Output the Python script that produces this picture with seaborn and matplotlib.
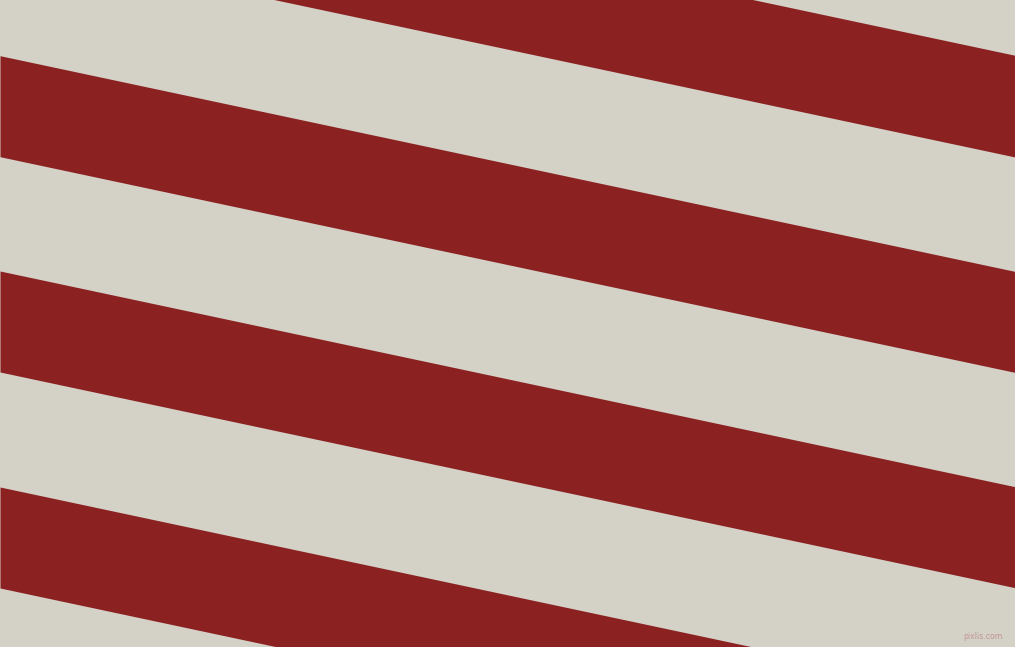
import numpy as np
import matplotlib
matplotlib.use("Agg")
import matplotlib.pyplot as plt
import seaborn as sns

# stripe edges, y where each red band meets the left edge (x = 0)
band_top = [-160.4, 55.7, 271.0, 487.0]
band_bottom = [-58.7, 156.7, 372.0, 588.0]
slope = 0.2125  # stripes drop ~12 degrees left to right

red = "#8b2121"
stone = "#d4d1c7"

sns.set_style("white")

fig = plt.figure(figsize=(10.15, 6.47), dpi=100)
ax = fig.add_axes([0, 0, 1, 1])
ax.set_facecolor(stone)

x = np.array([0, 1015])
for top, bottom in zip(band_top, band_bottom):
    ax.fill_between(x, top + slope * x, bottom + slope * x,
                    color=red, linewidth=0)

ax.text(1003, 641, "pixlis.com", color="#c29494", fontsize=5.6,
        ha="right", va="bottom")

ax.set_xlim(0, 1015)
ax.set_ylim(647, 0)
ax.axis("off")
fig.patch.set_facecolor(stone)

fig.savefig("out.png", dpi=100, facecolor=stone)
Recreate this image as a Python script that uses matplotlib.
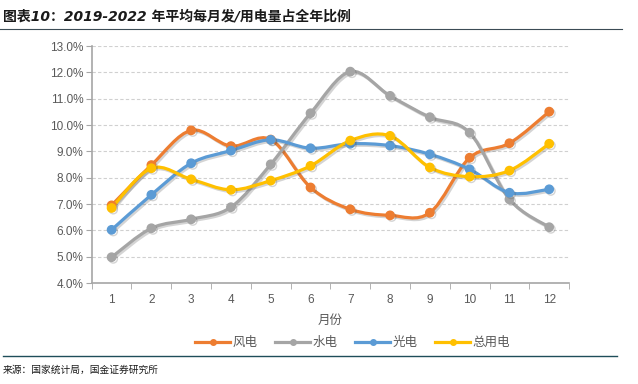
import matplotlib
matplotlib.use("Agg")
import matplotlib.pyplot as plt
import matplotlib.patheffects as pe
from matplotlib.path import Path
from matplotlib.patches import PathPatch
from matplotlib.lines import Line2D
from matplotlib.ticker import FuncFormatter, FixedLocator

plt.rcParams['font.family'] = ['Liberation Sans', 'Noto Sans CJK SC', 'DejaVu Sans']

# ----- DATA -----
months = [1, 2, 3, 4, 5, 6, 7, 8, 9, 10, 11, 12]
wind  = [6.95, 8.48, 9.80, 9.20, 9.45, 7.63, 6.80, 6.57, 6.67, 8.76, 9.31, 10.51]
hydro = [4.98, 6.08, 6.42, 6.88, 8.51, 10.45, 12.03, 11.11, 10.30, 9.71, 7.18, 6.12]
solar = [6.02, 7.35, 8.55, 9.03, 9.44, 9.12, 9.29, 9.22, 8.89, 8.32, 7.43, 7.56]
total = [6.85, 8.36, 7.94, 7.54, 7.89, 8.45, 9.41, 9.59, 8.39, 8.04, 8.27, 9.29]
names = ["风电", "水电", "光电", "总用电"]
colors = ["#ED7D31", "#A5A5A5", "#5B9BD5", "#FFC000"]

title = "图表10：2019-2022 年平均每月发/用电量占全年比例"
source = "来源：国家统计局，国金证券研究所"


def smooth_path(xs, ys):
    # Excel-like smoothed line: Catmull-Rom segments as cubic Beziers
    pts = list(zip(xs, ys))
    verts = [pts[0]]
    codes = [Path.MOVETO]
    n = len(pts)
    for i in range(n - 1):
        p0 = pts[i - 1] if i > 0 else pts[i]
        p1 = pts[i]
        p2 = pts[i + 1]
        p3 = pts[i + 2] if i + 2 < n else pts[i + 1]
        c1 = (p1[0] + (p2[0] - p0[0]) / 6, p1[1] + (p2[1] - p0[1]) / 6)
        c2 = (p2[0] - (p3[0] - p1[0]) / 6, p2[1] - (p3[1] - p1[1]) / 6)
        verts += [c1, c2, p2]
        codes += [Path.CURVE4] * 3
    return Path(verts, codes)


fig = plt.figure(figsize=(6.38, 3.84), dpi=100)
ax = fig.add_axes([0.1437, 0.263, 0.7483, 0.617])

shadow = [pe.SimpleLineShadow(offset=(1.2, -1.2), alpha=0.25, shadow_color='#555555'), pe.Normal()]

series = [wind, hydro, solar, total]
for vals, c in zip(series, colors):
    patch = PathPatch(smooth_path(months, vals), facecolor='none', edgecolor=c,
                      lw=2.3, capstyle='round', joinstyle='round', zorder=3)
    patch.set_path_effects(shadow)
    ax.add_patch(patch)
    ax.plot(months, vals, ls='none', marker='o', ms=6, color=c, zorder=4,
            path_effects=shadow)

ax.set_xlim(0.5, 12.5)
ax.set_ylim(4, 13)
ax.set_yticks([4, 5, 6, 7, 8, 9, 10, 11, 12, 13])
ax.yaxis.set_major_formatter(FuncFormatter(lambda v, p: f"{v:.1f}%"))
ax.set_xticks(months)
ax.xaxis.set_minor_locator(FixedLocator([m + 0.5 for m in [0] + months]))
ax.tick_params(axis='x', which='major', length=0, pad=8, labelsize=8.5)
ax.tick_params(axis='x', which='minor', length=4, color='#A6A6A6', direction='out')
ax.tick_params(axis='y', length=4, color='#A6A6A6', labelsize=8.5, pad=2)
for lbl in ax.get_xticklabels() + ax.get_yticklabels():
    lbl.set_color('#595959')

ax.grid(axis='y', ls=(0, (3, 2)), color='#D0D0D0', lw=0.8)
ax.set_axisbelow(True)
for s in ['top', 'right']:
    ax.spines[s].set_visible(False)
for s in ['left', 'bottom']:
    ax.spines[s].set_color('#A6A6A6')
    ax.spines[s].set_linewidth(1.2)

ax.set_xlabel("月份", fontsize=9, color='#595959', labelpad=6)

handles = [Line2D([], [], color=c, lw=2.3, marker='o', ms=4) for c in colors]
fig.legend(handles, names, loc='center', bbox_to_anchor=(0.553, 0.107), ncol=4,
           frameon=False, fontsize=9, handlelength=2.8, handletextpad=0.2,
           columnspacing=1.4, labelcolor='#595959')

fig.text(0.005, 0.958, title, fontsize=10, fontweight='bold', color='#1a1a1a',
         ha='left', va='center', family=['DejaVu Sans', 'Noto Sans CJK SC'], style='italic')
fig.add_artist(Line2D([0.0, 0.975], [0.924, 0.924], color='#3b4b55', lw=0.8))
fig.add_artist(Line2D([0.005, 0.967], [0.073, 0.073], color='#1F4E5A', lw=1.0))
fig.text(0.005, 0.036, source, fontsize=7, color='#1a1a1a', ha='left', va='center',
         family=['Noto Sans CJK SC'])

fig.savefig("out.png", dpi=100)
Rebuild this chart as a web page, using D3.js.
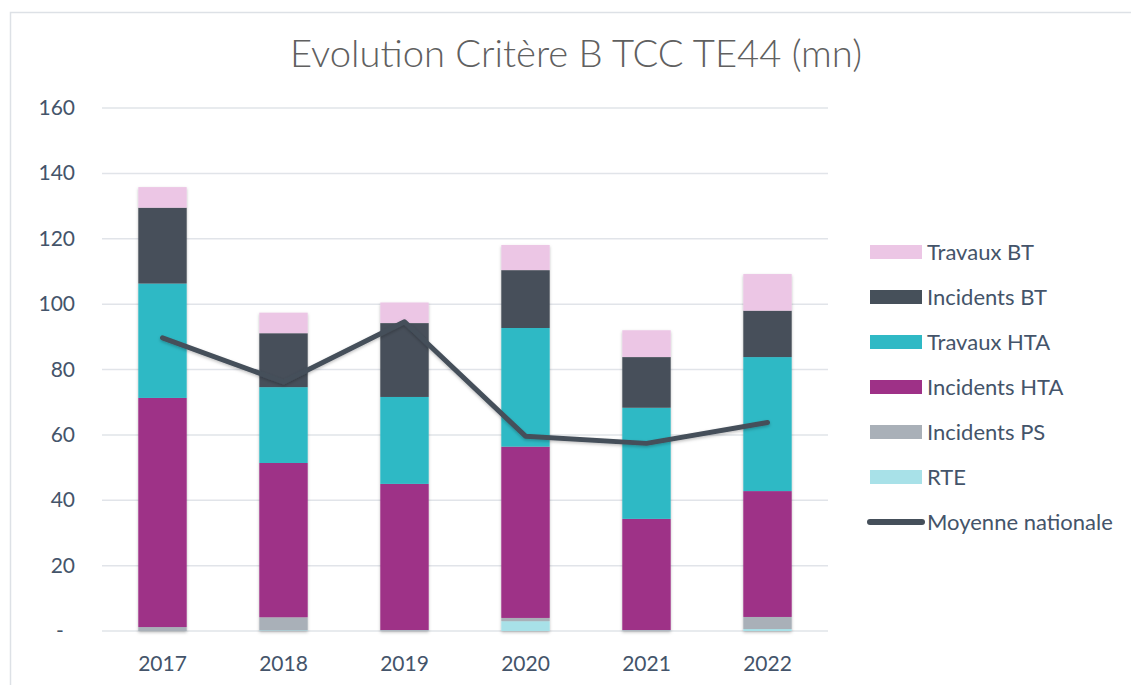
<!DOCTYPE html>
<meta charset="utf-8">
<style>
body { margin: 0; background: #fff; }
svg { font-family: "Lato", "Open Sans", sans-serif; }
.grid line { stroke: #e1e4e9; stroke-width: 1.5; }
.tick-label { fill: #44546a; font-size: 21px; }
.title { fill: #606060; font-size: 37px; font-weight: 300; }
.legend text { fill: #44546a; font-size: 22px; }
</style>
<div class="chart"></div>
<script src="https://cdn.jsdelivr.net/npm/d3@7"></script>
<script>

var years = ["2017", "2018", "2019", "2020", "2021", "2022"];
var yTicks = [0, 20, 40, 60, 80, 100, 120, 140, 160];

// stacked from bottom to top
var rte          = [0.0, 0.2, 0.1, 3.0, 0.1, 0.6];
var incidentsPS  = [1.2, 4.0, 0.2, 1.0, 0.2, 3.7];
var incidentsHTA = [70.1, 47.2, 44.7, 52.4, 34.0, 38.5];
var travauxHTA   = [35.0, 23.2, 26.6, 36.3, 34.0, 41.0];
var incidentsBT  = [23.2, 16.5, 22.6, 17.7, 15.5, 14.2];
var travauxBT    = [6.3, 6.3, 6.3, 7.7, 8.2, 11.2];
var moyenne      = [89.7, 76.2, 94.6, 59.6, 57.4, 63.8];

var seriesNames = ["RTE", "Incidents PS", "Incidents HTA", "Travaux HTA", "Incidents BT", "Travaux BT"];
var seriesColors = ["#a8e1e8", "#a9b0b8", "#9e3187", "#2fb9c5", "#46505a", "#ecc6e5"];
var seriesValues = [rte, incidentsPS, incidentsHTA, travauxHTA, incidentsBT, travauxBT];

var width = 1131, height = 685;
var plotLeft = 102, plotRight = 828, plotTop = 108, plotBottom = 631;

var rows = years.map(function(y, i) {
  var r = {year: y};
  seriesNames.forEach(function(n, k) { r[n] = seriesValues[k][i]; });
  return r;
});

var stacked = d3.stack().keys(seriesNames)(rows);

var x = d3.scaleBand().domain(years).range([plotLeft, plotRight]).paddingInner(0.6).paddingOuter(0.3);
var y = d3.scaleLinear().domain([0, 160]).range([plotBottom, plotTop]);

var svg = d3.select(".chart").append("svg")
    .attr("width", width)
    .attr("height", height);

var defs = svg.append("defs");
var f = defs.append("filter").attr("id", "shadow")
    .attr("x", "-20%").attr("y", "-20%").attr("width", "140%").attr("height", "140%");
f.append("feDropShadow").attr("dx", 0).attr("dy", 1.5).attr("stdDeviation", 1.5)
    .attr("flood-color", "#000").attr("flood-opacity", 0.25);

// chart frame
svg.append("rect")
    .attr("x", 10.5).attr("y", 12.5)
    .attr("width", 1140).attr("height", 700)
    .attr("fill", "none").attr("stroke", "#dde1e6").attr("stroke-width", 1.5);

svg.append("text")
    .attr("class", "title")
    .attr("x", 576).attr("y", 67)
    .attr("text-anchor", "middle")
    .attr("textLength", 572)
    .attr("lengthAdjust", "spacingAndGlyphs")
    .text("Evolution Critère B TCC TE44 (mn)");

// gridlines
svg.append("g").attr("class", "grid")
  .selectAll("line")
  .data(yTicks)
  .enter().append("line")
    .attr("x1", plotLeft).attr("x2", plotRight)
    .attr("y1", function(d) { return y(d); })
    .attr("y2", function(d) { return y(d); });

// y labels
svg.append("g")
  .selectAll("text")
  .data(yTicks)
  .enter().append("text")
    .attr("class", "tick-label")
    .attr("x", function(d) { return d === 0 ? 60 : 75; })
    .attr("y", function(d) { return y(d) + 7; })
    .attr("text-anchor", function(d) { return d === 0 ? "middle" : "end"; })
    .text(function(d) { return d === 0 ? "-" : d; });

// x labels
svg.append("g")
  .selectAll("text")
  .data(years)
  .enter().append("text")
    .attr("class", "tick-label")
    .attr("x", function(d) { return x(d) + x.bandwidth() / 2; })
    .attr("y", 671)
    .attr("text-anchor", "middle")
    .text(function(d) { return d; });

// bars
var bars = svg.append("g").attr("filter", "url(#shadow)");
stacked.forEach(function(s, k) {
  bars.append("g")
      .attr("fill", seriesColors[k])
    .selectAll("rect")
    .data(s)
    .enter().append("rect")
      .attr("x", function(d) { return x(d.data.year); })
      .attr("width", x.bandwidth())
      .attr("y", function(d) { return y(d[1]); })
      .attr("height", function(d) { return y(d[0]) - y(d[1]); });
});

// national average line
var line = d3.line()
    .x(function(d, i) { return x(years[i]) + x.bandwidth() / 2; })
    .y(function(d) { return y(d); });

svg.append("path")
    .datum(moyenne)
    .attr("d", line)
    .attr("fill", "none")
    .attr("stroke", "#454f5a")
    .attr("stroke-width", 5)
    .attr("stroke-linecap", "round")
    .attr("stroke-linejoin", "round")
    .attr("filter", "url(#shadow)");

// legend
var legendItems = seriesNames.slice().reverse().map(function(n) {
  return {name: n, color: seriesColors[seriesNames.indexOf(n)], type: "rect"};
});
legendItems.push({name: "Moyenne nationale", color: "#454f5a", type: "line"});

var legend = svg.append("g").attr("class", "legend")
  .selectAll("g")
  .data(legendItems)
  .enter().append("g")
    .attr("transform", function(d, i) { return "translate(870," + (252 + i * 45) + ")"; });

legend.filter(function(d) { return d.type === "rect"; })
  .append("rect")
    .attr("x", 0).attr("y", -7)
    .attr("width", 52).attr("height", 14)
    .attr("fill", function(d) { return d.color; });

legend.filter(function(d) { return d.type === "line"; })
  .append("line")
    .attr("x1", 0).attr("x2", 52)
    .attr("y1", 0).attr("y2", 0)
    .attr("stroke", function(d) { return d.color; })
    .attr("stroke-width", 6)
    .attr("stroke-linecap", "round");

legend.append("text")
    .attr("x", 57)
    .attr("y", 8)
    .text(function(d) { return d.name; });

</script>
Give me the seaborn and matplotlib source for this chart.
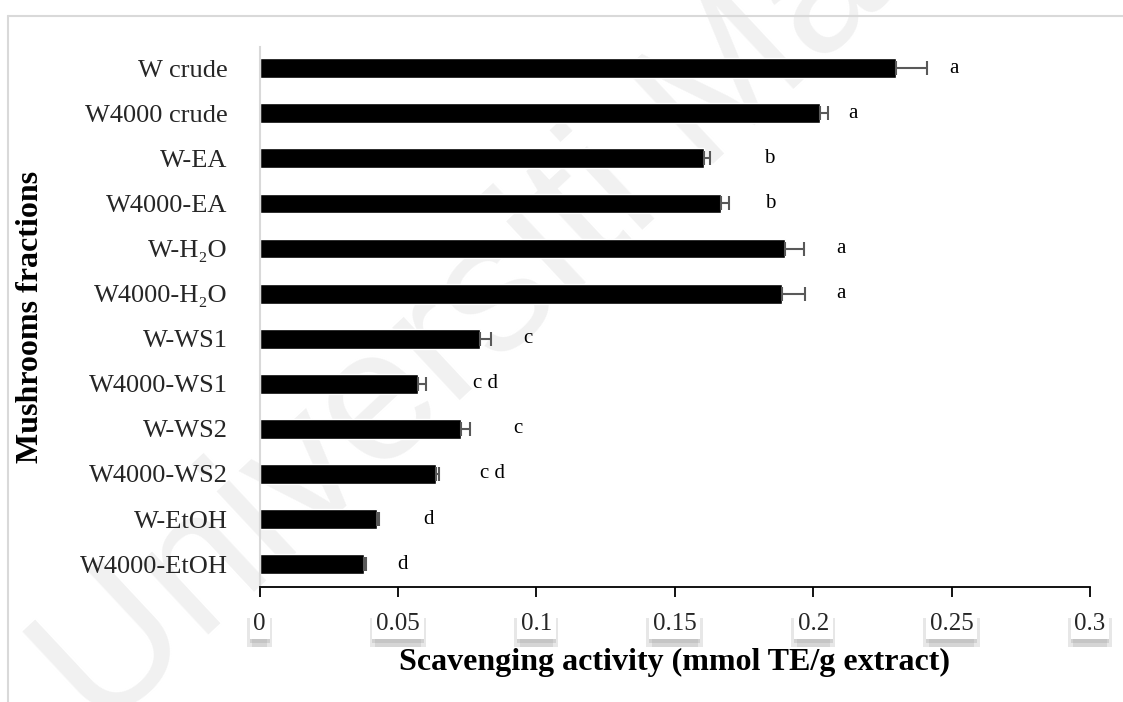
import numpy as np
import pandas as pd
import matplotlib
matplotlib.use("Agg")
import matplotlib.pyplot as plt
import matplotlib.patheffects as pe
from matplotlib.lines import Line2D
import seaborn as sns

# ---- data ----
categories = ["W crude", "W4000 crude", "W-EA", "W4000-EA", "W-H\u2082O", "W4000-H\u2082O",
              "W-WS1", "W4000-WS1", "W-WS2", "W4000-WS2", "W-EtOH", "W4000-EtOH"]
values = [0.230, 0.2025, 0.1605, 0.1666, 0.1897, 0.1888,
          0.0797, 0.0572, 0.0729, 0.0638, 0.0425, 0.0377]
errors = [0.0112, 0.0027, 0.0023, 0.0030, 0.0070, 0.0082,
          0.0040, 0.0030, 0.0030, 0.0010, 0.0005, 0.0006]
letters = ["a", "a", "b", "b", "a", "a", "c", "c d", "c", "c d", "d", "d"]
letter_pos = [0.2507, 0.2142, 0.1840, 0.1846, 0.2101, 0.2099,
              0.0969, 0.0816, 0.0934, 0.0843, 0.0611, 0.0515]
x_ticks = [0, 0.05, 0.1, 0.15, 0.2, 0.25, 0.3]
x_tick_labels = ["0", "0.05", "0.1", "0.15", "0.2", "0.25", "0.3"]

sns.set_theme(style="white")
serif = ["Liberation Serif", "DejaVu Serif"]
plt.rcParams["font.family"] = serif

fig = plt.figure(figsize=(11.23, 7.02), dpi=100)
fig.patch.set_facecolor("white")
ax = fig.add_axes([259.5 / 1123, 1 - 586.7 / 702, (1090 - 259.5) / 1123, (586.7 - 47) / 702])
ax.patch.set_alpha(0)

df = pd.DataFrame({"cat": categories, "val": values})
sns.barplot(data=df, x="val", y="cat", orient="h", color="black", width=0.44,
            errorbar=None, ax=ax, saturation=1)
ypos = np.arange(len(categories))
ax.errorbar(values, ypos, xerr=[np.zeros(len(errors)), errors], fmt="none",
            ecolor="#595959", elinewidth=1.5, capsize=5, capthick=1.5, zorder=3)

for y, lx, t in zip(ypos, letter_pos, letters):
    ax.text(lx, y, t, ha="center", va="center", fontsize=15, family=serif, color="black")

ax.set_xlim(0, 0.3)
ax.set_ylim(11.5, -0.47)
ax.set_xticks(x_ticks)
ax.set_xticklabels(x_tick_labels, fontsize=18, family=serif)
ax.tick_params(axis="x", direction="out", length=7, width=1.3, color="black", pad=12, bottom=True)
ax.tick_params(axis="y", length=0, pad=23, labelsize=19)
for lbl in ax.get_yticklabels():
    lbl.set_family(serif)

for s in ["top", "right"]:
    ax.spines[s].set_visible(False)
ax.spines["bottom"].set_color("black")
ax.spines["bottom"].set_linewidth(1.3)
ax.spines["left"].set_color("#d9d9d9")
ax.spines["left"].set_linewidth(1.5)

for lbl in ax.get_xticklabels():
    lbl.set_bbox(dict(boxstyle="square,pad=0.15", facecolor="white", edgecolor="none"))
    lbl.get_bbox_patch().set_path_effects([
        pe.SimplePatchShadow(offset=(-2, -6), shadow_rgbFace="#a0a0a0", alpha=0.25),
        pe.SimplePatchShadow(offset=(2, -6), shadow_rgbFace="#a0a0a0", alpha=0.25),
        pe.SimplePatchShadow(offset=(0, -3), shadow_rgbFace="#a0a0a0", alpha=0.3),
        pe.Normal()])

ax.set_xlabel("Scavenging activity (mmol TE/g extract)", fontsize=23, fontweight="bold",
              family=serif, color="black")
ax.xaxis.set_label_coords(0.5, (586.7 - 662) / (586.7 - 47))
ax.xaxis.label.set_va("center")
ax.set_ylabel("Mushrooms fractions", fontsize=23, fontweight="bold", family=serif, color="black")
ax.yaxis.set_label_coords((30 - 259.5) / (1090 - 259.5), 0.5)
ax.yaxis.label.set_va("center")

# outer light border (top and left)
fig.add_artist(Line2D([8 / 1123, 1.0], [1 - 16 / 702, 1 - 16 / 702], color="#d9d9d9", lw=1.5))
fig.add_artist(Line2D([8 / 1123, 8 / 1123], [0.0, 1 - 16 / 702], color="#d9d9d9", lw=1.5))

# watermark
fig.text(100 / 1123, 1 - 735 / 702, "Universiti Malaya", fontsize=135, color="#f1f1f1",
         rotation=43, rotation_mode="anchor", ha="left", va="baseline",
         family="Liberation Sans", zorder=-1)

fig.savefig("out.png", dpi=100, facecolor="white")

- Problem to solve
Print exactly what appears from the line holding "Rebuild this chart" down to the line holding "120, 140, 160];", both ends kept, leaving out the pictures.

- Task solution
Rebuild this chart as a web page, using D3.js.
<!DOCTYPE html>
<meta charset="utf-8">
<style>
body { margin: 0; background: #fff; }
svg { font-family: "Lato", "Open Sans", sans-serif; }
.grid line { stroke: #e1e4e9; stroke-width: 1.5; }
.tick-label { fill: #44546a; font-size: 21px; }
.title { fill: #606060; font-size: 37px; font-weight: 300; }
.legend text { fill: #44546a; font-size: 22px; }
</style>
<div class="chart"></div>
<script src="https://cdn.jsdelivr.net/npm/d3@7"></script>
<script>

var years = ["2017", "2018", "2019", "2020", "2021", "2022"];
var yTicks = [0, 20, 40, 60, 80, 100, 120, 140, 160];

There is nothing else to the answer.